Dressed in jeans, a casual top and light sweater, speaker Benaifer Bhadha has an engaging smile and an attractive personality that immediately captures the audience’s attention. She is on the last leg of her Australian tour and a bit under the weather. But that doesn’t detract from the magnetic presence she brings to the stage. She starts with a story – her story. As a young girl she was transplanted from Mumbai to a boarding school in Brighton, England. She talks about a girl uprooted from all that is familiar, and who becomes “Benny” to fit in. She adds beautiful little details – her room in Mumbai with Bollywood posters on the walls, her Nani whom she loved, Elizabeth her school mate at the Brighton school who tells her “You’ll never make it with a name like ‘Benaifer’!”. The listeners – mostly first or second generation migrants themselves – feel an immediate connection.
Benaifer, an inspirational leadership coach and public speaker from New York, is guest presenter at an event organised by the Young Sikh Professionals Network (YSPN)
Benaifer believes that telling your story is key to discovering your voice. She has empowered disenfranchised groups across the world through her coaching. Her technique is simple – focus the story on specific life-moments, have a clear starting and ending line, and describe the story in multi-sensory detail. She calls it a “What Happened Camera”. What did you hear/see/taste/smell or touch? Her advice is to avoid including your thoughts or feelings into the story. The audience tries her techniques in pairs, telling their stories and listening fully to their partner. Surjit Singh gets up on stage and talks about a moment of happiness in his life, when he saw his little son after a three-month separation. Prompted by Benaifer, he adds little details into the story, bringing it alive for the audience.

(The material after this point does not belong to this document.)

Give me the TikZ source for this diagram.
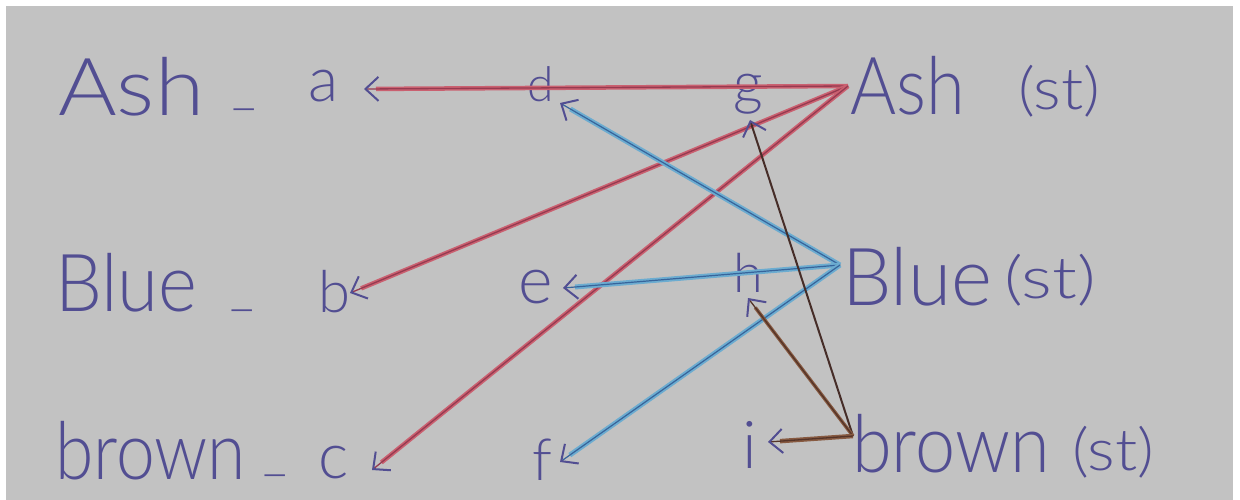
\documentclass[tikz,border=0pt]{standalone}
\usepackage{fontspec}
\setmainfont{Lato Light}
\usetikzlibrary{arrows.meta}
\definecolor{paper}{RGB}{194,194,194}
\definecolor{ink}{RGB}{82,78,146}
\definecolor{redout}{RGB}{202,96,112}
\definecolor{redcore}{RGB}{150,58,80}
\definecolor{blueout}{RGB}{108,172,208}
\definecolor{bluecore}{RGB}{55,100,155}
\definecolor{browndark}{RGB}{70,45,40}
\definecolor{brownout}{RGB}{135,90,65}
\definecolor{browncore}{RGB}{85,52,40}
\tikzset{
  bigword/.style={font=\fontsize{80}{90}\selectfont, text=ink, inner sep=0pt, anchor=base west},
  letter/.style={font=\fontsize{#1}{#1}\selectfont, text=ink, inner sep=0pt, anchor=base west},
  letter/.default=58,
  stmark/.style={font=\fontsize{58}{62}\selectfont, text=ink, inner sep=0pt, anchor=base west},
  dashmark/.style={font=\fontsize{52}{54}\selectfont, text=ink, inner sep=0pt, anchor=base west},
  inktip/.style={-{Straight Barb[length=13pt,width=24pt,line width=2pt,color=ink]}},
  redwide/.style={draw=redout, line width=4.5pt, shorten >=12pt},
  redthin/.style={inktip, draw=redcore, line width=1.3pt},
  bluewide/.style={draw=blueout, line width=5pt, shorten >=12pt},
  bluethin/.style={inktip, draw=bluecore, line width=1.2pt},
  brownthin/.style={inktip, draw=browndark, line width=2pt},
  brownwide/.style={draw=brownout, line width=3.5pt, shorten >=12pt},
  browncoreline/.style={inktip, draw=browncore, line width=1.3pt},
}
\begin{document}
\begin{tikzpicture}[x=1pt,y=-1pt]
\fill[white] (0,0) rectangle (1240,500);
\fill[paper] (6,6) rectangle (1233,500);
\useasboundingbox (0,0) rectangle (1240,500);

% left column
\node[bigword] (ashL) at (58,116) {\scalebox{1.12}[1]{Ash}};
\node[dashmark] (dash1) at (232,104) {\_};
\node[letter=62] (a) at (308,102) {a};
\node[bigword] (blueL) at (55,311) {\scalebox{0.93}[1]{Blue}};
\node[dashmark] (dash2) at (230,304) {\_};
\node[letter=58] (b) at (318,312) {b};
\node[bigword] (brownL) at (55,479) {\scalebox{0.87}[1]{brown}};
\node[dashmark] (dash3) at (263,469) {\_};
\node[letter=64] (c) at (318,478) {c};

% middle columns
\node[letter=48] (d) at (527,102) {d};
\node[letter=66] (e) at (518,303) {e};
\node[letter=58] (f) at (532,480) {f};
\node[letter=58] (g) at (733,104) {g};
\node[letter=54] (h) at (733,292) {h};
\node[letter=66] (i) at (742,468) {i};

% right column
\node[bigword] (ashR) at (850,115) {\scalebox{0.88}[1]{Ash}};
\node[stmark] (ashst) at (1018,110) {\scalebox{1.12}[1]{(st)}};
\node[bigword] (blueR) at (842,305) {\scalebox{0.98}[1]{Blue}};
\node[stmark] (bluest) at (1004,298) {\scalebox{1.25}[1]{(st)}};
\node[bigword] (brownR) at (852,472) {\scalebox{0.9}[1]{brown}};
\node[stmark] (brownst) at (1072,470) {\scalebox{1.12}[1]{(st)}};

% start points
\coordinate (ashS) at (848,86);
\coordinate (blueS) at (840,265);
\coordinate (brownS) at (853,436);
% arrow tips
\coordinate (aT) at (364,89);
\coordinate (bT) at (350,293);
\coordinate (cT) at (372,470);
\coordinate (dT) at (560,103);
\coordinate (eT) at (563,288);
\coordinate (fT) at (560,462);
\coordinate (gT) at (750,120);
\coordinate (hT) at (748,298);
\coordinate (iT) at (768,442);

% red: Ash (st)
\foreach \t in {aT,bT,cT}{
  \draw[redwide] (ashS) -- (\t);
  \draw[redthin] (ashS) -- (\t);
}
% blue: Blue (st)
\foreach \t in {dT,eT,fT}{
  \draw[bluewide] (blueS) -- (\t);
  \draw[bluethin] (blueS) -- (\t);
}
% brown: brown (st)
\draw[brownthin] (brownS) -- (gT);
\draw[brownwide] (brownS) -- (hT);
\draw[browncoreline] (brownS) -- (hT);
\draw[brownwide, line width=4.5pt] (brownS) -- (iT);
\draw[browncoreline] (brownS) -- (iT);
\end{tikzpicture}
\end{document}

Just as telling the story is important, so is listening. In an age of “mobile phone madness”, genuine listening has become a rarity. Benaifer talks about “listening shapes”. She encourages the audience to use the “empty bowl” listening shape where one pays full attention to the speaker. Many of us find it hard to do in practice.
The questions from the audience flow fast. Do you practice your stories, a woman asks. Benaifer says “(At the start) I would stare at the floor and eventually look up. I tried to memorise the stories. That just creates pressure to remember and I ended up not living in the moment. I encourage you to tell to fill the listening bowl and allow the magic to happen”. A senior gentleman questions the relevance of story-telling in a corporate context. Benaifer explains that even in the most strait-jacketed corporate setting, she has created “human connection by telling a little story with some humour”.
The audience responds positively to the workshop. For Kate Rowlands from the Office of Multi-Cultural Interests, this was the first YSPN event she attended. She says, “I was impressed by both the professionalism and the warm and welcoming atmosphere. I got a lot out of Benaifer’s presentation both personally and professionally”. Possibly the most succinct feedback at the end of the workshop came from a lady who tells Benaifer with a smile, “You can now tell Elizabeth that Benny has definitely made it – and as Benaifer”.
YSPN was established in 2012, as part of an initiative by Sikh Youth Australia. The Perth chapter has been operational since November 2015. In the past, the group has staged events hosting well known guests like Sukhjit Khalsa of Australia’s Got Talent fame, and the CIO of the Reserve Bank of Australia. Jasdeep Bansal, Team Leader at YSPN Perth, says, “We want to create an environment that allows people to network, figure out their success definition, and then amplify that success by bringing the right speakers to our forum.”
Are YSPN’s events just for Sikhs or for young people? Jasdeep clarified, “We target all demographics, the title Young Sikh Professional Network reflects our beginning as a Sikh Youth Australia initiative, but the reality is that our events are inclusive of the broader community.”